Another problem we and many other Shelby owners have reported is a grinding when shifting into second gear. When we took the car in for service the tech (who also owns a 2011 Shelby GT500) reported that he has the identical problem. Ford's Tech line solution was to ensure the driver's seat was moved up an inch and to make sure the clutch was being pushed all the way in. We believe there is a larger problem at hand as this is not an isolated issue. Internet forums abound with chatter about this issue.
When the transmission is cold this problem is more prevalent. It happens when shifting fast from first to second gear, at any RPM or road speed above 20 MPH. Once the transmission warms up this doesn't seem to be as much of a problem, although high-transmission loads seem to play a factor.
One of the other problems we encountered within two-thousand miles was a vibration in the steering wheel. The vibration started at about 50-mph and grew progressively worse as speed increased.
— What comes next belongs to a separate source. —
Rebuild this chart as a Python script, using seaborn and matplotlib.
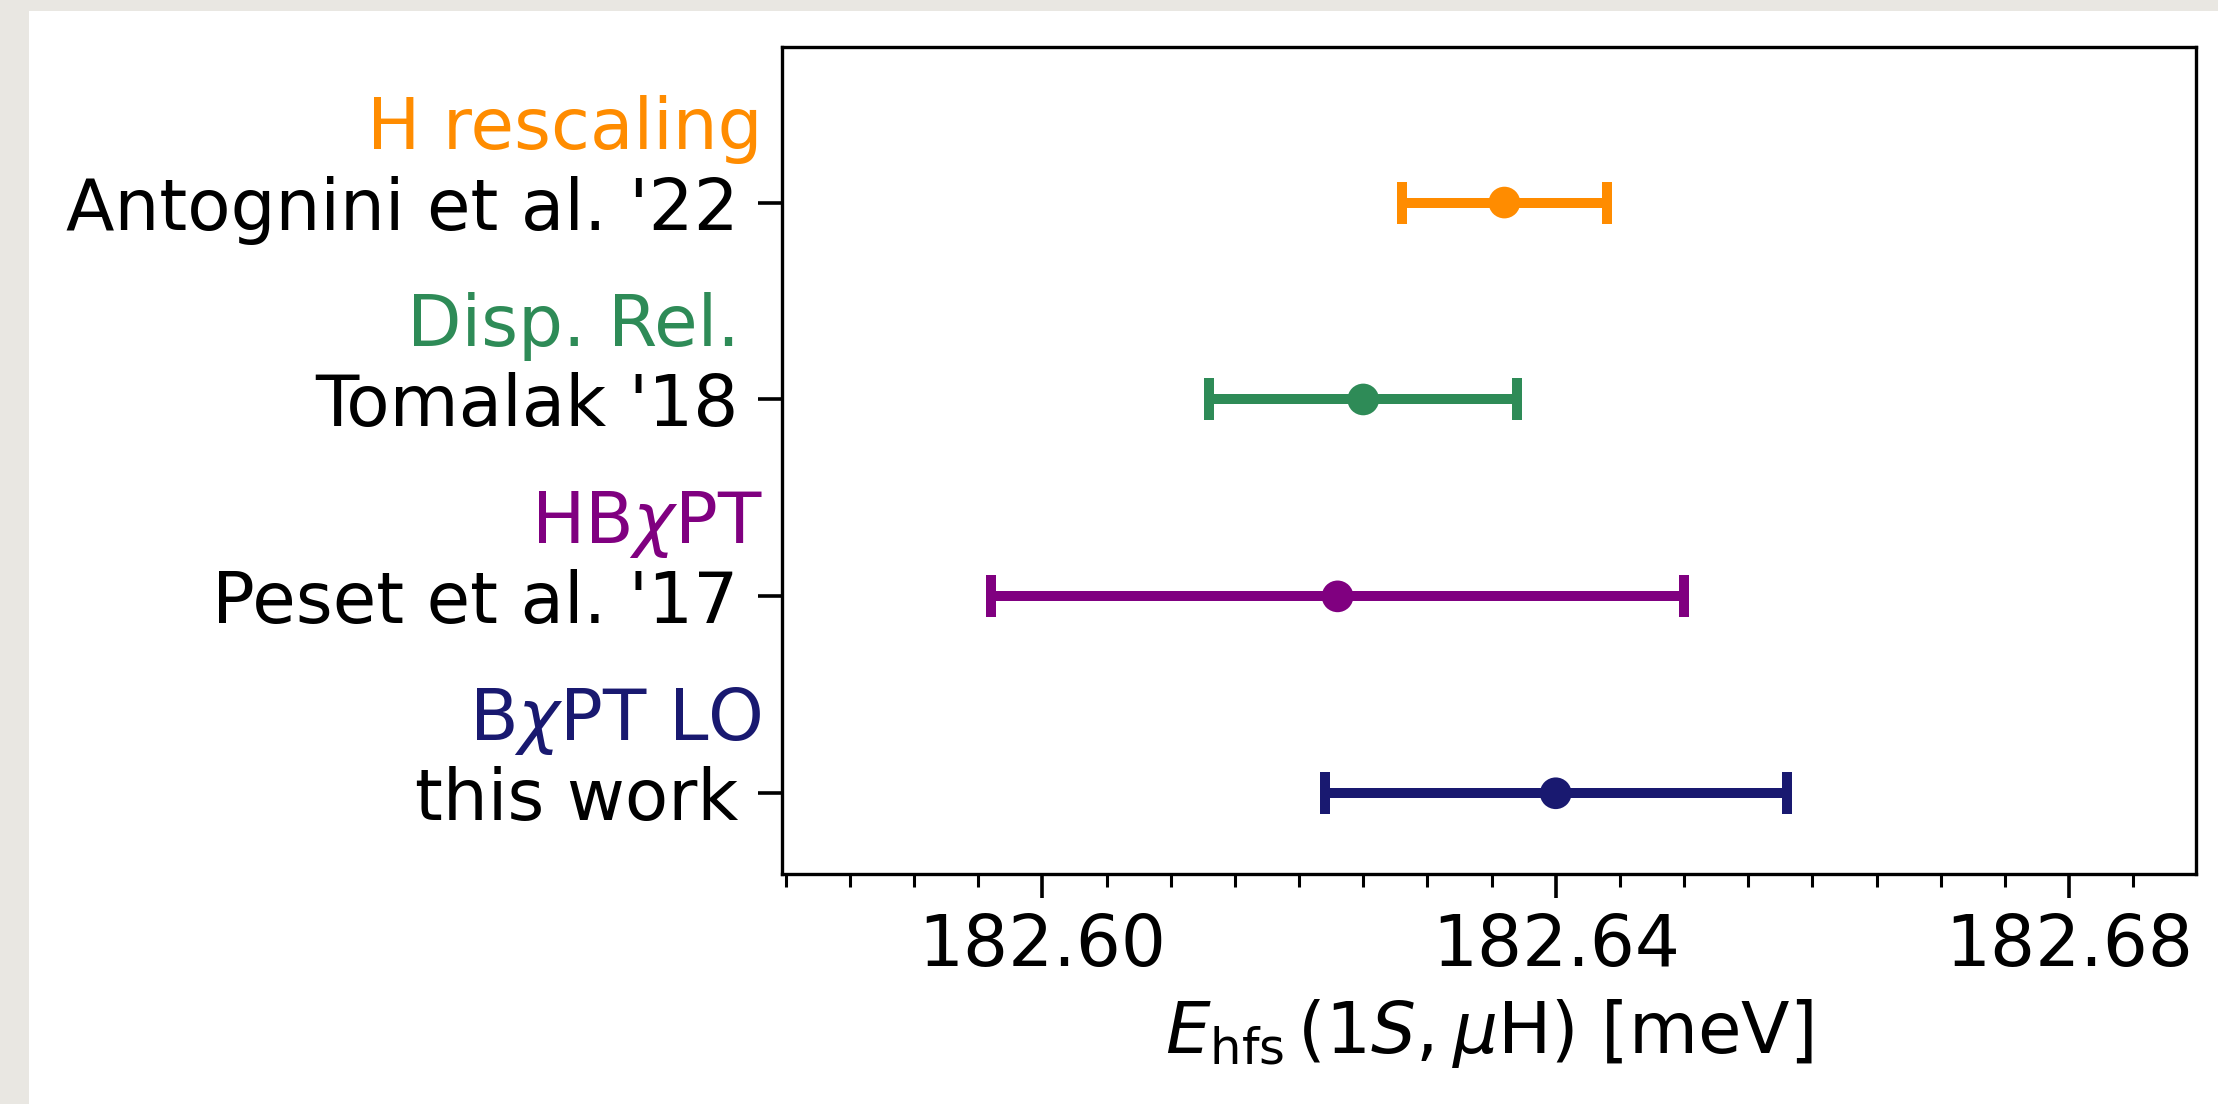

After our second trip to the dealership Ford released TSB# 10-16-4 which deals with the Electric Power Assist Steering system. For some reason GT500's manufactured between April and August of 2010 have the EPAS's active nibble cancellation turned off. This TSB turns this functionality back on which will solve the steering vibration problem.
Despite having our fair share of issues, the dealership has worked very hard to make things right. Time will tell if this project car will live up to its name. For the price premium paid, we expected a nearly flawless vehicle which is not what we got. Once the Ford Racing supercharger kit is available as a dealer installed option, there may be no reason to buy a GT500. It will be possible to obtain a Mustang GT for less money with equal or better performance.
What you won't get is the exclusivity of limited production. Whether that alone will justify the price or not remains to be seen. But, when you consider the fact that a Mustang GT optioned out with nearly equivalent hardware will cost approximately the same price as a GT500, it may be a bit of a toss-up. The deciding factor would then be what you want for a horsepower limit? The Mustang GT starts with 412 horsepower and should safely make around 525 horsepower. With that, the engine will likely require a rebuild at some point in time. The Shelby GT500 starts with 550 horsepower and should reliably make over 600 horsepower or more with very few modifications.
Our new project car rolled off the final assembly line on April 1, 2010 and so we've decided to call it Project April. But the car is no joke - it is fast down the quarter and nimble on the roads. Excellent features, ride, comfort and head snapping style certainly make this an excellent performance foundation to start with. We'll be looking forward to see just how far we can push the performance envelope with the 2011 Ford Shelby GT500.